--- START Supplied information ---

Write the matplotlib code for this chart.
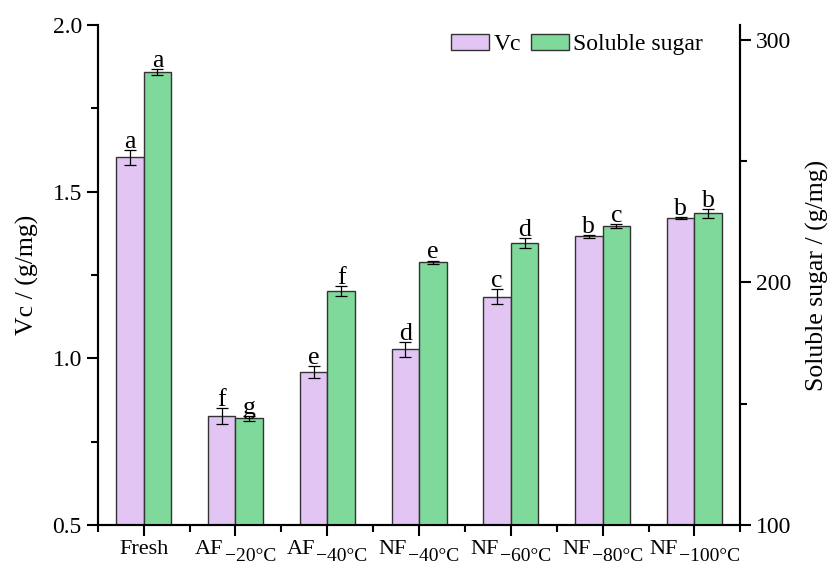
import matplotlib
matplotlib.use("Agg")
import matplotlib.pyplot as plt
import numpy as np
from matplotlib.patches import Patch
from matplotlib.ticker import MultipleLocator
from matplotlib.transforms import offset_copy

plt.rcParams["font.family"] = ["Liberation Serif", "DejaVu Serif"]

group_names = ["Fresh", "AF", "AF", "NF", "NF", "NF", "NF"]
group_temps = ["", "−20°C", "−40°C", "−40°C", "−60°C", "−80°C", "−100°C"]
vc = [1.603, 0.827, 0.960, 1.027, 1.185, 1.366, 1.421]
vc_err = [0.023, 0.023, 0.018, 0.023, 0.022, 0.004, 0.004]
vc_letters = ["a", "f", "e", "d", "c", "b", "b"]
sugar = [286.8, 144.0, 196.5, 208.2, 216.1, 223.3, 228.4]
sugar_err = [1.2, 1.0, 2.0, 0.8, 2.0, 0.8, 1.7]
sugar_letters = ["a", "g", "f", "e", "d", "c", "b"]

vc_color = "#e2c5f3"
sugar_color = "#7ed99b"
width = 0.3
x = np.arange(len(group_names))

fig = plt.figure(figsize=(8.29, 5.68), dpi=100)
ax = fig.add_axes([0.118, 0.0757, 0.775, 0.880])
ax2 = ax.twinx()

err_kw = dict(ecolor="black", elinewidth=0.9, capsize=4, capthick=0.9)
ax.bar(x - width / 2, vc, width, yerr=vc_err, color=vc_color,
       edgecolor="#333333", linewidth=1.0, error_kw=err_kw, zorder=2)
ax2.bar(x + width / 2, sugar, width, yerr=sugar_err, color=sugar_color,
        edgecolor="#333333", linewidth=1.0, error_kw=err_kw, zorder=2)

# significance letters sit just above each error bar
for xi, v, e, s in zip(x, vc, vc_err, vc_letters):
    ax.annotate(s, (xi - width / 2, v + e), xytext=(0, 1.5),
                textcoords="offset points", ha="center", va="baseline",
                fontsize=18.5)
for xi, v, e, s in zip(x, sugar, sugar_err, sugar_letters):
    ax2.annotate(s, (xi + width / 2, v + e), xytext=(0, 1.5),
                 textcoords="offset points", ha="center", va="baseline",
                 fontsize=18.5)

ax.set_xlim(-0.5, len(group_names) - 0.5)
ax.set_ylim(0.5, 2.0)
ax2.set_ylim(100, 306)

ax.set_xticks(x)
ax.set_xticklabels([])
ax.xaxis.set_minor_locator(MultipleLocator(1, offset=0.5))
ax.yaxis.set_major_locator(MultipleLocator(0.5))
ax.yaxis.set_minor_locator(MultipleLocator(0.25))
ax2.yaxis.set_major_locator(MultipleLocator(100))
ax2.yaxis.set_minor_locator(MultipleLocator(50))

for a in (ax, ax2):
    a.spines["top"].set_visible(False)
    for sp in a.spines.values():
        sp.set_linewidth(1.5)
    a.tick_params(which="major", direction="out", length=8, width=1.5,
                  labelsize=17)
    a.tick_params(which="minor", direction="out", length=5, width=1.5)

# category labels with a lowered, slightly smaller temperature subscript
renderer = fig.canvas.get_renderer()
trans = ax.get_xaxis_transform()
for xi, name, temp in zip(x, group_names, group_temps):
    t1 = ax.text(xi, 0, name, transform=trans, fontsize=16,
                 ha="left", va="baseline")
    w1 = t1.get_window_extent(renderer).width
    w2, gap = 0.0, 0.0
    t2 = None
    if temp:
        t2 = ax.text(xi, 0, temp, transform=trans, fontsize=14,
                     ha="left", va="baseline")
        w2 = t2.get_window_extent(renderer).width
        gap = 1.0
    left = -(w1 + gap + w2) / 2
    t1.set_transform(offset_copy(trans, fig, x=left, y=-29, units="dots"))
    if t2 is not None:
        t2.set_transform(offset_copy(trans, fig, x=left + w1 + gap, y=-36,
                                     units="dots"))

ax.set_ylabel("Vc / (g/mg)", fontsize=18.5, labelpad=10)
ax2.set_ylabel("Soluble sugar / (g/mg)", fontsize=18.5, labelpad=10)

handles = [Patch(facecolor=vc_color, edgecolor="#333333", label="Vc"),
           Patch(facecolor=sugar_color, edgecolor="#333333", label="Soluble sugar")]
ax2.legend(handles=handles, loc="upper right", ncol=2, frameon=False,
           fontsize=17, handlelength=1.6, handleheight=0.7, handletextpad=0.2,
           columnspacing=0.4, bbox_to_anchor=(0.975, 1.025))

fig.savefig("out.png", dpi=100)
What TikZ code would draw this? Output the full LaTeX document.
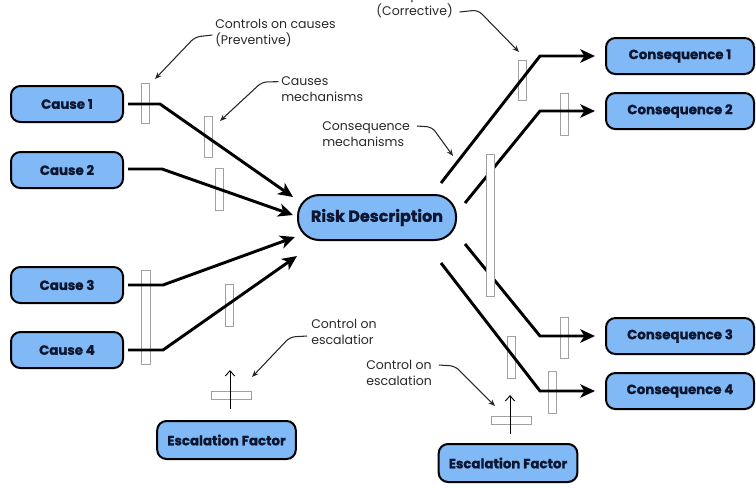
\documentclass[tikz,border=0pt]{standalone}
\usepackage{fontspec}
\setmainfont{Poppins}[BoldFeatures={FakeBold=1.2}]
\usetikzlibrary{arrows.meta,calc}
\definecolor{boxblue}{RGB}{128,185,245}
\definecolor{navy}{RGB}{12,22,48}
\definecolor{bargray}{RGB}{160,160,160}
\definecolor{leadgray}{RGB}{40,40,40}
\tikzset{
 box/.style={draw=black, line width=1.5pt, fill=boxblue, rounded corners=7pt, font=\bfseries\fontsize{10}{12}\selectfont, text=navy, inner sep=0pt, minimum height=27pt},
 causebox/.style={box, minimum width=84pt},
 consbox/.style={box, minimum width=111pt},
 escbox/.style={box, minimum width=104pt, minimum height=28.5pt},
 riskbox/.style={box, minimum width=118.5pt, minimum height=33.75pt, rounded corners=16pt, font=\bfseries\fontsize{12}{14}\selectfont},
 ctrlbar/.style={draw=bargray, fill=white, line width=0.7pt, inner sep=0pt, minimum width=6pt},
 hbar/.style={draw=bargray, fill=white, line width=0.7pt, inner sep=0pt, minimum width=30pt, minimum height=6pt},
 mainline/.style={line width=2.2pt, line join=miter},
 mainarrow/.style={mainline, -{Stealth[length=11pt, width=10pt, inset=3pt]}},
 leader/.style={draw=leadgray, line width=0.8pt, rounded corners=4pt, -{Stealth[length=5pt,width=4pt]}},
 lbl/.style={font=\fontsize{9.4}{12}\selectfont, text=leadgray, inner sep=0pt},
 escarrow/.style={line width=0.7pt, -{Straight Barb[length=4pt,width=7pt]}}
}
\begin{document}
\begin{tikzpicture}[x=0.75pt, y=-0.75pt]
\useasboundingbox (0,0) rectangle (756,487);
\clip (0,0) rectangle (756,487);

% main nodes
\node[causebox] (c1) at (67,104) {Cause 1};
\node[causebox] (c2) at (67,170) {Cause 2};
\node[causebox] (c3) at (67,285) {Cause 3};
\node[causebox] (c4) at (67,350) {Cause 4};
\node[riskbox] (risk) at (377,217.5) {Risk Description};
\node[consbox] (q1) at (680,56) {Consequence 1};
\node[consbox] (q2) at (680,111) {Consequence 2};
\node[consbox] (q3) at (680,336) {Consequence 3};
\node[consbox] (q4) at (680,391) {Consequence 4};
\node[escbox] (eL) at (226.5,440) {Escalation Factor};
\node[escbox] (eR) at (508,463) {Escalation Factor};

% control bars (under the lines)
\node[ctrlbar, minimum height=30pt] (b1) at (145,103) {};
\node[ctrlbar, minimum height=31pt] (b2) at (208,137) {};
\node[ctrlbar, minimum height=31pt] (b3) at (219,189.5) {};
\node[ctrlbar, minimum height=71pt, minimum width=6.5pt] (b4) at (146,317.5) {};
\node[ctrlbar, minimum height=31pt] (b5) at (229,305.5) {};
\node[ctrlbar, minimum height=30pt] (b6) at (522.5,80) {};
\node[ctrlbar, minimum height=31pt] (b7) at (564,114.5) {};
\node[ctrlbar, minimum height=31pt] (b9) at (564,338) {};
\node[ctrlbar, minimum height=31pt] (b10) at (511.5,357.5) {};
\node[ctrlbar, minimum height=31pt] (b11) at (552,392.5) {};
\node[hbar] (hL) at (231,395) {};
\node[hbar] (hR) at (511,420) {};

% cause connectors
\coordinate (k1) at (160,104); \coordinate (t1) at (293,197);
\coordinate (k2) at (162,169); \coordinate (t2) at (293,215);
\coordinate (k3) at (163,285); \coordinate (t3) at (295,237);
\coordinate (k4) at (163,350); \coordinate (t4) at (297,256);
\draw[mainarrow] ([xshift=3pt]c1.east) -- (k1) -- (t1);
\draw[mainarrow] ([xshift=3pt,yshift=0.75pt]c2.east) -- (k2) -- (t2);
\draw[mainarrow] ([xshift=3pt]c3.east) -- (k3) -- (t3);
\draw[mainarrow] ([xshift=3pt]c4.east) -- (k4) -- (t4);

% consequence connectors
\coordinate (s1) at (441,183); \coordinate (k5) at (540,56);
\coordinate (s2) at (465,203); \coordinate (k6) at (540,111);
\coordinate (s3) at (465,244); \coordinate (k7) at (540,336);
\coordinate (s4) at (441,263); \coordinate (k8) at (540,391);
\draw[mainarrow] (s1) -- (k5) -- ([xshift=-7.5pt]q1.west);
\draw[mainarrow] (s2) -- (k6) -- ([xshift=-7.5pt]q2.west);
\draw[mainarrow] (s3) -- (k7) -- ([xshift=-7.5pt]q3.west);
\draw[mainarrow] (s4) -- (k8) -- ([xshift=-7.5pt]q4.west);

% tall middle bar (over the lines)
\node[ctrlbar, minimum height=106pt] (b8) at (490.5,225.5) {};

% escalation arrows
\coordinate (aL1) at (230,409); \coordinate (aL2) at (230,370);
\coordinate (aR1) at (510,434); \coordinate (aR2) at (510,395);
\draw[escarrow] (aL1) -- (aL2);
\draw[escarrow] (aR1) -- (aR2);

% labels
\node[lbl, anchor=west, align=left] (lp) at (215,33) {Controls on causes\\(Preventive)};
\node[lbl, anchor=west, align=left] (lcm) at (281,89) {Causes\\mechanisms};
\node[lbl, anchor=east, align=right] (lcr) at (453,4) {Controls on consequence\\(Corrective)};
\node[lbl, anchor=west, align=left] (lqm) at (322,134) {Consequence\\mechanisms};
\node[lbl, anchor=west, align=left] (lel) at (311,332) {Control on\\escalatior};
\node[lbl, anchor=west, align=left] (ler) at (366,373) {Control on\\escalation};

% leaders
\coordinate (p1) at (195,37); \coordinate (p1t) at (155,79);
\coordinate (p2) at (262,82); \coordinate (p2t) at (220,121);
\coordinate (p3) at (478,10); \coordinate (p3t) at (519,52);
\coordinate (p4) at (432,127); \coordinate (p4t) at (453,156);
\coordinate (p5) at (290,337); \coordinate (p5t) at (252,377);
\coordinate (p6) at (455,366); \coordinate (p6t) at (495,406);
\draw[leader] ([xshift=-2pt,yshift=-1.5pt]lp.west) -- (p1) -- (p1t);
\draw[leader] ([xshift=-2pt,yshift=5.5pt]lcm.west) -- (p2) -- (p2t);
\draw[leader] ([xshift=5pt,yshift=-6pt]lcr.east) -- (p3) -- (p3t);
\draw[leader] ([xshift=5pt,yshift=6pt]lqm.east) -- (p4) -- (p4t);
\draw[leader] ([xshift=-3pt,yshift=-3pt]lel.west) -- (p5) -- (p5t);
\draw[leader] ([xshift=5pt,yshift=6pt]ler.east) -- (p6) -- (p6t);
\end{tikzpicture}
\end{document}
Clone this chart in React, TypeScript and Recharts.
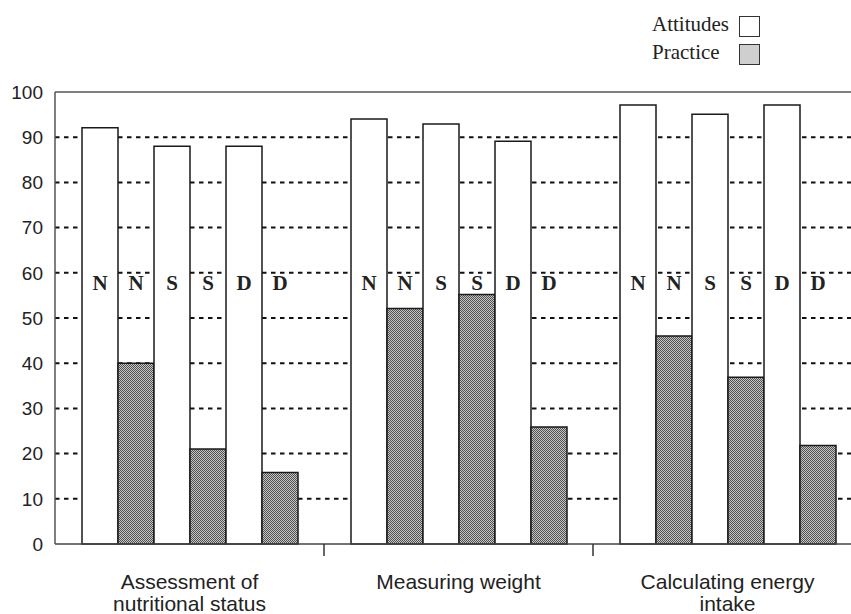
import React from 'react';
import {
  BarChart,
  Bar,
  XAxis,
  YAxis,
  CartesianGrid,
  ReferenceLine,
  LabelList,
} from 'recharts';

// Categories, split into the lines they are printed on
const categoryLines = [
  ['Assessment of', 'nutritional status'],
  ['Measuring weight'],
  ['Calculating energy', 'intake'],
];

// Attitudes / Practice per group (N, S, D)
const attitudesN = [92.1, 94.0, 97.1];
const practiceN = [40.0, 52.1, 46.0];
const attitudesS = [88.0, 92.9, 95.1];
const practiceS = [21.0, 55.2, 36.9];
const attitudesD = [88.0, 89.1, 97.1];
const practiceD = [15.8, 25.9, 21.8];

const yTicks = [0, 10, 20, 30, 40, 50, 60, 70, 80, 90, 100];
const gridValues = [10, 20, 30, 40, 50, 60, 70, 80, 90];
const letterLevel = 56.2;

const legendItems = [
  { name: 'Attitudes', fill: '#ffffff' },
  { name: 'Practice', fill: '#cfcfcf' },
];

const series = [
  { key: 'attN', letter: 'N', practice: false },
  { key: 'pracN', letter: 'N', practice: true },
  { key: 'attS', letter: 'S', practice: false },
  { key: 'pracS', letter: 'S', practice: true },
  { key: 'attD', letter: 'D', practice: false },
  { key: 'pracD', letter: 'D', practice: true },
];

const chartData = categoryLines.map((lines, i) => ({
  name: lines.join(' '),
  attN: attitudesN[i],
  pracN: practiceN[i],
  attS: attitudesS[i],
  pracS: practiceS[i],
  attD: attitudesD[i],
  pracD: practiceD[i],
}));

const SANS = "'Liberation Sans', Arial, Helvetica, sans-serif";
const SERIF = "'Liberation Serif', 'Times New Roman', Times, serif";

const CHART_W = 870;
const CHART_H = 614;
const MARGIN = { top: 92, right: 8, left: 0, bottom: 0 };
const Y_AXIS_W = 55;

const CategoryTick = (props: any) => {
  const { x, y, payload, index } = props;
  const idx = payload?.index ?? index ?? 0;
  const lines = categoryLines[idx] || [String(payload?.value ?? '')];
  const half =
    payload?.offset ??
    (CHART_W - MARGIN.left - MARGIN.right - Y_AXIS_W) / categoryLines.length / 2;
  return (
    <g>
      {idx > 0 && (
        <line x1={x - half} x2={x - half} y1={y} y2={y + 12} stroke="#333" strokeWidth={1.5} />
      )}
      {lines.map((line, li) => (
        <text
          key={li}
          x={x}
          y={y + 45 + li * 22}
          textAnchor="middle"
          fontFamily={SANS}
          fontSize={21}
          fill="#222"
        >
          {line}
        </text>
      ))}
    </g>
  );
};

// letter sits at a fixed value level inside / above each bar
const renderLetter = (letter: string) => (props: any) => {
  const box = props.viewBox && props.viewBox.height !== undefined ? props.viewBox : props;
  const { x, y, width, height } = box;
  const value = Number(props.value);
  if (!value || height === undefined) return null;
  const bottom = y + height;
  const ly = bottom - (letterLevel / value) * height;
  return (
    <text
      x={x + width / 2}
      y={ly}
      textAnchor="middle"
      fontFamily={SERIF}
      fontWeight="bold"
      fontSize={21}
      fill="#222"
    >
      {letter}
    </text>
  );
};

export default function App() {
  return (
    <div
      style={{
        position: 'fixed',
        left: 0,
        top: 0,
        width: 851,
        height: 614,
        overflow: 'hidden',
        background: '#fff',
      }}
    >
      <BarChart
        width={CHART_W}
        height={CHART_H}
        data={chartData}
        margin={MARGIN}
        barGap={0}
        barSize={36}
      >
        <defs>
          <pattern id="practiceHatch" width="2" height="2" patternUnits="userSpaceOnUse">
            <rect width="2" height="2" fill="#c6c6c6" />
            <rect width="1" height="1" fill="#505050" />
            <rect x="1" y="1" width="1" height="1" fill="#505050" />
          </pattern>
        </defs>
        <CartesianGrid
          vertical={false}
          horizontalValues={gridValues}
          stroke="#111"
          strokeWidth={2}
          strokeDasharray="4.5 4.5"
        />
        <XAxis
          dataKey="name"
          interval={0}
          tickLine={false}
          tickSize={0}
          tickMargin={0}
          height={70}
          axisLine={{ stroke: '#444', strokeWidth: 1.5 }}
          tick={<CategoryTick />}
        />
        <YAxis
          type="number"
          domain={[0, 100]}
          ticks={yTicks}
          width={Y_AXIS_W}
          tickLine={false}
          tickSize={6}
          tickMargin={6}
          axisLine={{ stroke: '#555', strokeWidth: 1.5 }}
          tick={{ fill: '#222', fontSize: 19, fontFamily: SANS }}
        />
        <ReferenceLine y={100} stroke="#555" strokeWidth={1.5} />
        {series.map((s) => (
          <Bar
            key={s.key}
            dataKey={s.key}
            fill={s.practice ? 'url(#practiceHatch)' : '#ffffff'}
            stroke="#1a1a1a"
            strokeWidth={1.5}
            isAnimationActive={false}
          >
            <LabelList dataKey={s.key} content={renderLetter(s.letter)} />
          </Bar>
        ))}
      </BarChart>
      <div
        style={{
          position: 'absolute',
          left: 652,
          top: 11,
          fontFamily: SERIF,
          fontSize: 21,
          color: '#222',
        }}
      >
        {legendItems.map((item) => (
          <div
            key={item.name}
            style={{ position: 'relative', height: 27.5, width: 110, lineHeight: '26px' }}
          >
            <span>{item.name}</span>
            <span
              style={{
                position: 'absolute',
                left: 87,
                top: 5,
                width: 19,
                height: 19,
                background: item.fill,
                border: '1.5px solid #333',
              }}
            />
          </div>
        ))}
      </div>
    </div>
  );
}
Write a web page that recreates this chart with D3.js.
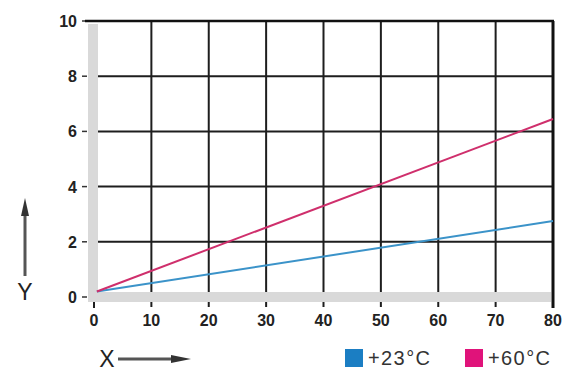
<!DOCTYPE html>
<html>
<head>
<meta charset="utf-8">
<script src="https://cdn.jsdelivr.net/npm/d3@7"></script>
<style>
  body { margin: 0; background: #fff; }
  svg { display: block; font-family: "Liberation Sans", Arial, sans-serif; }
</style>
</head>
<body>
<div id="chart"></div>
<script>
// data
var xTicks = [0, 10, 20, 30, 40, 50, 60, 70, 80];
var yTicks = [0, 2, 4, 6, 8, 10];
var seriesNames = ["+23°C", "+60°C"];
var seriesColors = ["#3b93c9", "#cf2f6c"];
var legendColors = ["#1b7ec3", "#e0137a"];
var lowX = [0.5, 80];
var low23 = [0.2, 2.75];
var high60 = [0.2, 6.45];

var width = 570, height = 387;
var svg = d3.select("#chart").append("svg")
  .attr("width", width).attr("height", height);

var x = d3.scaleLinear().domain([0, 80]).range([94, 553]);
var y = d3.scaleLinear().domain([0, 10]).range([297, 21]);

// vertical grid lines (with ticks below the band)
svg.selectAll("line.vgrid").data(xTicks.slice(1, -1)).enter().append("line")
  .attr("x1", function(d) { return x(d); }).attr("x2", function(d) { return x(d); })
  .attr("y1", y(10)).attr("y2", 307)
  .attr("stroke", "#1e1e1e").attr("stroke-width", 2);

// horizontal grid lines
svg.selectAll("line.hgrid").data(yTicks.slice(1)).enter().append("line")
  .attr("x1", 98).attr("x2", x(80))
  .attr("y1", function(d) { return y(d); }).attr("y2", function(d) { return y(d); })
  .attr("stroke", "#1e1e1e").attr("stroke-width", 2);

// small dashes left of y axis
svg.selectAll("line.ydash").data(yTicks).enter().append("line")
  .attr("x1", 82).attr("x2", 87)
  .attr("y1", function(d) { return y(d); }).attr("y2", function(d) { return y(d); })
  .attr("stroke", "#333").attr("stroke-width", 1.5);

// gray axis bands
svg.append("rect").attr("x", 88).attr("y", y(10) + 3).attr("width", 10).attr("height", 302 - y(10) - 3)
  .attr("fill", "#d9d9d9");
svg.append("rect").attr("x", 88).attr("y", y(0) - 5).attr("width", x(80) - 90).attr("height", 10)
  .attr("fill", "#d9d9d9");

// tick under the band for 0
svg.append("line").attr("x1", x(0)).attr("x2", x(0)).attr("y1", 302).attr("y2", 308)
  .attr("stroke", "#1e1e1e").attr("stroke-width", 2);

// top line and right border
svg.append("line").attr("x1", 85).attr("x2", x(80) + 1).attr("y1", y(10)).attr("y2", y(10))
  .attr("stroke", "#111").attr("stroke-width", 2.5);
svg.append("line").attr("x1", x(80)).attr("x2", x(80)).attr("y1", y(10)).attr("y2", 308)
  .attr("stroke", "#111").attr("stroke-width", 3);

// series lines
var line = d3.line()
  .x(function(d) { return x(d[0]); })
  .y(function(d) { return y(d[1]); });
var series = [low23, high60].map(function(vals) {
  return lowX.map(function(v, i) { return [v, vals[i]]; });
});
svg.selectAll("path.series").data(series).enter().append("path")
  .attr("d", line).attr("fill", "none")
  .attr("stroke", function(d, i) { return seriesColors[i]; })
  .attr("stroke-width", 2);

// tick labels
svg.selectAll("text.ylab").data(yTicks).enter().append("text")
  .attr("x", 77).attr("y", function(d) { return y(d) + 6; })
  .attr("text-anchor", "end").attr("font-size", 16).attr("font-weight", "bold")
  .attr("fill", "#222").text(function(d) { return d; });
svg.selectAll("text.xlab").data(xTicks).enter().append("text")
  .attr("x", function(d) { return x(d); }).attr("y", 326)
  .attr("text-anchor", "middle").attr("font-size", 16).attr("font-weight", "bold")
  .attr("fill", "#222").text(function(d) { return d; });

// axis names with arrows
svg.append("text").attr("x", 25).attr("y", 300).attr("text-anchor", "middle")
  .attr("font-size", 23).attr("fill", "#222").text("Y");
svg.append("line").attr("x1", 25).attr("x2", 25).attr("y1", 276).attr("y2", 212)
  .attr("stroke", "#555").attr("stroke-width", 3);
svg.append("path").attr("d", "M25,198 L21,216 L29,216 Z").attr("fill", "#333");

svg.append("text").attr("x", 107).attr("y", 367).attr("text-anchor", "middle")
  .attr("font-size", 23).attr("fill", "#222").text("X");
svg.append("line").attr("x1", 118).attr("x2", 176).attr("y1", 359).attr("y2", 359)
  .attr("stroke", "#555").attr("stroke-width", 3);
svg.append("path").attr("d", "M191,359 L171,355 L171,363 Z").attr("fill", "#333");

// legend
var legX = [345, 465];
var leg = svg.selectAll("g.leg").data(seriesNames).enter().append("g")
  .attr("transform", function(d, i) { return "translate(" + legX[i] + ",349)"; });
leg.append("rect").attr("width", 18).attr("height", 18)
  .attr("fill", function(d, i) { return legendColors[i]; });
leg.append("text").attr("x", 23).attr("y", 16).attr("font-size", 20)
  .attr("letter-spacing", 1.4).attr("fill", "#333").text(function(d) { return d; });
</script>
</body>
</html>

--- END Supplied information ---

# Written request
Respond with the number of lines containing "this" and no additional words.

# Result
4